→ **What is being asked**
Go through the material and write it all out exactly, minus the pictures.

→ **Supplied information**
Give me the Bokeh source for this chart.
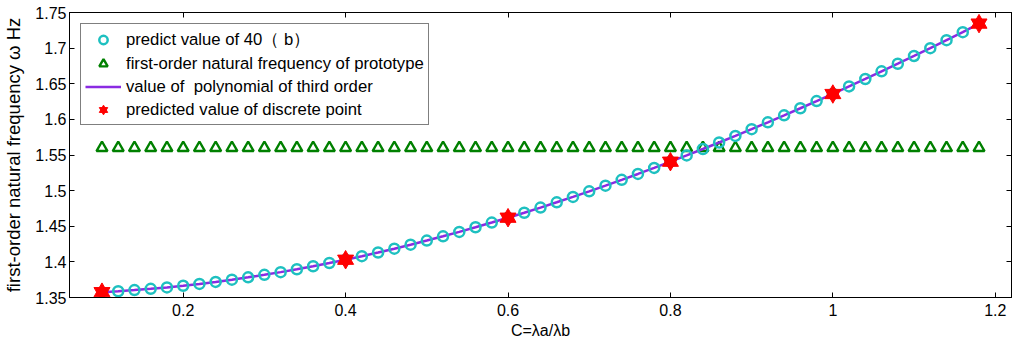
from bokeh.plotting import figure
from bokeh.models import (Range1d, LinearAxis, FixedTicker, Legend, LegendItem,
                          CustomJSTickFormatter)
from bokeh.embed import file_html
from bokeh.resources import INLINE

# ---- data ----
circle_x = [0.12, 0.14, 0.16, 0.18, 0.20, 0.22, 0.24, 0.26, 0.28, 0.30,
            0.32, 0.34, 0.36, 0.38, 0.40, 0.42, 0.44, 0.46, 0.48, 0.50,
            0.52, 0.54, 0.56, 0.58, 0.60, 0.62, 0.64, 0.66, 0.68, 0.70,
            0.72, 0.74, 0.76, 0.78, 0.80, 0.82, 0.84, 0.86, 0.88, 0.90,
            0.92, 0.94, 0.96, 0.98, 1.00, 1.02, 1.04, 1.06, 1.08, 1.10,
            1.12, 1.14, 1.16]
circle_y = [1.3588, 1.3604, 1.3622, 1.3642, 1.3665, 1.3691, 1.3719, 1.3750, 1.3783, 1.3818,
            1.3856, 1.3896, 1.3939, 1.3984, 1.4031, 1.4080, 1.4132, 1.4185, 1.4241, 1.4299,
            1.4359, 1.4421, 1.4486, 1.4552, 1.4620, 1.4690, 1.4762, 1.4836, 1.4912, 1.4990,
            1.5070, 1.5151, 1.5234, 1.5319, 1.5406, 1.5494, 1.5584, 1.5675, 1.5768, 1.5863,
            1.5959, 1.6057, 1.6156, 1.6257, 1.6359, 1.6463, 1.6567, 1.6674, 1.6781, 1.6890,
            1.7000, 1.7112, 1.7224]

proto_x = [0.10, 0.12, 0.14, 0.16, 0.18, 0.20, 0.22, 0.24, 0.26, 0.28,
           0.30, 0.32, 0.34, 0.36, 0.38, 0.40, 0.42, 0.44, 0.46, 0.48,
           0.50, 0.52, 0.54, 0.56, 0.58, 0.60, 0.62, 0.64, 0.66, 0.68,
           0.70, 0.72, 0.74, 0.76, 0.78, 0.80, 0.82, 0.84, 0.86, 0.88,
           0.90, 0.92, 0.94, 0.96, 0.98, 1.00, 1.02, 1.04, 1.06, 1.08,
           1.10, 1.12, 1.14, 1.16, 1.18]
proto_y = [1.56] * len(proto_x)

poly_x = [0.10] + circle_x + [1.18]
poly_y = [1.3575] + circle_y + [1.7344]

star_x = [0.10, 0.40, 0.60, 0.80, 1.00, 1.18]
star_y = [1.3575, 1.4030, 1.4620, 1.5406, 1.6356, 1.7344]

x_ticks = [0.2, 0.4, 0.6, 0.8, 1.0, 1.2]
x_tick_labels = ["0.2", "0.4", "0.6", "0.8", "1", "1.2"]
y_ticks = [1.35, 1.40, 1.45, 1.50, 1.55, 1.60, 1.65, 1.70, 1.75]
y_tick_labels = ["1.35", "1.4", "1.45", "1.5", "1.55", "1.6", "1.65", "1.7", "1.75"]

labels = ["predict value of 40\uff08 b\uff09",
          "first-order natural frequency of prototype",
          "value of  polynomial of third order",
          "predicted value of discrete point"]

FONT = "Liberation Sans"

p = figure(frame_width=942, frame_height=285,
           x_range=Range1d(0.06, 1.22), y_range=Range1d(1.35, 1.75),
           output_backend="svg", toolbar_location=None,
           min_border_left=62, min_border_right=2, min_border_top=12,
           min_border_bottom=10)
p.grid.visible = False
p.outline_line_color = "black"
p.outline_line_width = 1
p.background_fill_color = "white"
p.border_fill_color = "white"

xt = FixedTicker(ticks=x_ticks, minor_ticks=[])
yt = FixedTicker(ticks=y_ticks, minor_ticks=[])
xo = {t: l for t, l in zip(x_ticks, x_tick_labels)}
yo = {t: l for t, l in zip(y_ticks, y_tick_labels)}

for ax in p.xaxis:
    ax.ticker = xt
    ax.major_label_overrides = xo
    ax.axis_label = "C=\u03bba/\u03bbb"
    ax.major_label_standoff = 6
    ax.axis_label_standoff = 3
    ax.axis_label_text_font_size = "16px"
for ax in p.yaxis:
    ax.ticker = yt
    ax.major_label_overrides = yo
    ax.axis_label = "first-order natural frequency \u03c9 Hz"
    ax.major_label_standoff = 3
    ax.axis_label_standoff = 8
    ax.axis_label_text_font_size = "18.5px"

for ax in list(p.xaxis) + list(p.yaxis):
    ax.major_tick_in = 5
    ax.major_tick_out = 0
    ax.minor_tick_line_color = None
    ax.axis_line_color = "black"
    ax.major_tick_line_color = "black"
    ax.major_label_text_font = FONT
    ax.major_label_text_font_size = "16px"
    ax.major_label_text_color = "black"
    ax.axis_label_text_font = FONT
    ax.axis_label_text_font_style = "normal"
    ax.axis_label_text_color = "black"

blank = CustomJSTickFormatter(code="return '';")
top_ax = LinearAxis(ticker=xt, major_tick_in=5, major_tick_out=0,
                    formatter=blank, major_label_standoff=0,
                    axis_line_color="black")
right_ax = LinearAxis(ticker=yt, major_tick_in=5, major_tick_out=0,
                      formatter=blank, major_label_standoff=0,
                      axis_line_color="black")
p.add_layout(top_ax, "above")
p.add_layout(right_ax, "right")

r_proto = p.scatter(proto_x, proto_y, marker="triangle", size=11,
                    fill_color=None, line_color="#008000", line_width=2.4)
r_poly = p.line(poly_x, poly_y, line_color="#8A2BE2", line_width=2.5)
r_circ = p.scatter(circle_x, circle_y, marker="circle", size=10,
                   fill_color=None, line_color="#1EC0C0", line_width=2.5)
r_star1 = p.scatter(star_x, star_y, marker="triangle", size=16,
                    fill_color="#FF0000", line_color="#FF0000")
r_star2 = p.scatter(star_x, star_y, marker="inverted_triangle", size=16,
                    fill_color="#FF0000", line_color="#FF0000")

legend = Legend(items=[
    LegendItem(label=labels[0], renderers=[r_circ]),
    LegendItem(label=labels[1], renderers=[r_proto]),
    LegendItem(label=labels[2], renderers=[r_poly]),
    LegendItem(label=labels[3], renderers=[r_star1, r_star2]),
], location="top_left")
legend.margin = 11
legend.padding = 4
legend.spacing = 2
legend.glyph_width = 36
legend.glyph_height = 21
legend.label_height = 21
legend.label_standoff = 5
legend.label_text_font = FONT
legend.label_text_font_size = "16.7px"
legend.label_text_color = "black"
legend.border_line_color = "black"
legend.border_line_width = 1
legend.background_fill_color = "white"
legend.background_fill_alpha = 1
p.add_layout(legend, "center")

open("out.html", "w").write(file_html(p, INLINE))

→ **Task result**
Give me the Bokeh source for this chart.
from bokeh.plotting import figure
from bokeh.models import (Range1d, LinearAxis, FixedTicker, Legend, LegendItem,
                          CustomJSTickFormatter)
from bokeh.embed import file_html
from bokeh.resources import INLINE

# ---- data ----
circle_x = [0.12, 0.14, 0.16, 0.18, 0.20, 0.22, 0.24, 0.26, 0.28, 0.30,
            0.32, 0.34, 0.36, 0.38, 0.40, 0.42, 0.44, 0.46, 0.48, 0.50,
            0.52, 0.54, 0.56, 0.58, 0.60, 0.62, 0.64, 0.66, 0.68, 0.70,
            0.72, 0.74, 0.76, 0.78, 0.80, 0.82, 0.84, 0.86, 0.88, 0.90,
            0.92, 0.94, 0.96, 0.98, 1.00, 1.02, 1.04, 1.06, 1.08, 1.10,
            1.12, 1.14, 1.16]
circle_y = [1.3588, 1.3604, 1.3622, 1.3642, 1.3665, 1.3691, 1.3719, 1.3750, 1.3783, 1.3818,
            1.3856, 1.3896, 1.3939, 1.3984, 1.4031, 1.4080, 1.4132, 1.4185, 1.4241, 1.4299,
            1.4359, 1.4421, 1.4486, 1.4552, 1.4620, 1.4690, 1.4762, 1.4836, 1.4912, 1.4990,
            1.5070, 1.5151, 1.5234, 1.5319, 1.5406, 1.5494, 1.5584, 1.5675, 1.5768, 1.5863,
            1.5959, 1.6057, 1.6156, 1.6257, 1.6359, 1.6463, 1.6567, 1.6674, 1.6781, 1.6890,
            1.7000, 1.7112, 1.7224]

proto_x = [0.10, 0.12, 0.14, 0.16, 0.18, 0.20, 0.22, 0.24, 0.26, 0.28,
           0.30, 0.32, 0.34, 0.36, 0.38, 0.40, 0.42, 0.44, 0.46, 0.48,
           0.50, 0.52, 0.54, 0.56, 0.58, 0.60, 0.62, 0.64, 0.66, 0.68,
           0.70, 0.72, 0.74, 0.76, 0.78, 0.80, 0.82, 0.84, 0.86, 0.88,
           0.90, 0.92, 0.94, 0.96, 0.98, 1.00, 1.02, 1.04, 1.06, 1.08,
           1.10, 1.12, 1.14, 1.16, 1.18]
proto_y = [1.56] * len(proto_x)

poly_x = [0.10] + circle_x + [1.18]
poly_y = [1.3575] + circle_y + [1.7344]

star_x = [0.10, 0.40, 0.60, 0.80, 1.00, 1.18]
star_y = [1.3575, 1.4030, 1.4620, 1.5406, 1.6356, 1.7344]

x_ticks = [0.2, 0.4, 0.6, 0.8, 1.0, 1.2]
x_tick_labels = ["0.2", "0.4", "0.6", "0.8", "1", "1.2"]
y_ticks = [1.35, 1.40, 1.45, 1.50, 1.55, 1.60, 1.65, 1.70, 1.75]
y_tick_labels = ["1.35", "1.4", "1.45", "1.5", "1.55", "1.6", "1.65", "1.7", "1.75"]

labels = ["predict value of 40\uff08 b\uff09",
          "first-order natural frequency of prototype",
          "value of  polynomial of third order",
          "predicted value of discrete point"]

FONT = "Liberation Sans"

p = figure(frame_width=942, frame_height=285,
           x_range=Range1d(0.06, 1.22), y_range=Range1d(1.35, 1.75),
           output_backend="svg", toolbar_location=None,
           min_border_left=62, min_border_right=2, min_border_top=12,
           min_border_bottom=10)
p.grid.visible = False
p.outline_line_color = "black"
p.outline_line_width = 1
p.background_fill_color = "white"
p.border_fill_color = "white"

xt = FixedTicker(ticks=x_ticks, minor_ticks=[])
yt = FixedTicker(ticks=y_ticks, minor_ticks=[])
xo = {t: l for t, l in zip(x_ticks, x_tick_labels)}
yo = {t: l for t, l in zip(y_ticks, y_tick_labels)}

for ax in p.xaxis:
    ax.ticker = xt
    ax.major_label_overrides = xo
    ax.axis_label = "C=\u03bba/\u03bbb"
    ax.major_label_standoff = 6
    ax.axis_label_standoff = 3
    ax.axis_label_text_font_size = "16px"
for ax in p.yaxis:
    ax.ticker = yt
    ax.major_label_overrides = yo
    ax.axis_label = "first-order natural frequency \u03c9 Hz"
    ax.major_label_standoff = 3
    ax.axis_label_standoff = 8
    ax.axis_label_text_font_size = "18.5px"

for ax in list(p.xaxis) + list(p.yaxis):
    ax.major_tick_in = 5
    ax.major_tick_out = 0
    ax.minor_tick_line_color = None
    ax.axis_line_color = "black"
    ax.major_tick_line_color = "black"
    ax.major_label_text_font = FONT
    ax.major_label_text_font_size = "16px"
    ax.major_label_text_color = "black"
    ax.axis_label_text_font = FONT
    ax.axis_label_text_font_style = "normal"
    ax.axis_label_text_color = "black"

blank = CustomJSTickFormatter(code="return '';")
top_ax = LinearAxis(ticker=xt, major_tick_in=5, major_tick_out=0,
                    formatter=blank, major_label_standoff=0,
                    axis_line_color="black")
right_ax = LinearAxis(ticker=yt, major_tick_in=5, major_tick_out=0,
                      formatter=blank, major_label_standoff=0,
                      axis_line_color="black")
p.add_layout(top_ax, "above")
p.add_layout(right_ax, "right")

r_proto = p.scatter(proto_x, proto_y, marker="triangle", size=11,
                    fill_color=None, line_color="#008000", line_width=2.4)
r_poly = p.line(poly_x, poly_y, line_color="#8A2BE2", line_width=2.5)
r_circ = p.scatter(circle_x, circle_y, marker="circle", size=10,
                   fill_color=None, line_color="#1EC0C0", line_width=2.5)
r_star1 = p.scatter(star_x, star_y, marker="triangle", size=16,
                    fill_color="#FF0000", line_color="#FF0000")
r_star2 = p.scatter(star_x, star_y, marker="inverted_triangle", size=16,
                    fill_color="#FF0000", line_color="#FF0000")

legend = Legend(items=[
    LegendItem(label=labels[0], renderers=[r_circ]),
    LegendItem(label=labels[1], renderers=[r_proto]),
    LegendItem(label=labels[2], renderers=[r_poly]),
    LegendItem(label=labels[3], renderers=[r_star1, r_star2]),
], location="top_left")
legend.margin = 11
legend.padding = 4
legend.spacing = 2
legend.glyph_width = 36
legend.glyph_height = 21
legend.label_height = 21
legend.label_standoff = 5
legend.label_text_font = FONT
legend.label_text_font_size = "16.7px"
legend.label_text_color = "black"
legend.border_line_color = "black"
legend.border_line_width = 1
legend.background_fill_color = "white"
legend.background_fill_alpha = 1
p.add_layout(legend, "center")

open("out.html", "w").write(file_html(p, INLINE))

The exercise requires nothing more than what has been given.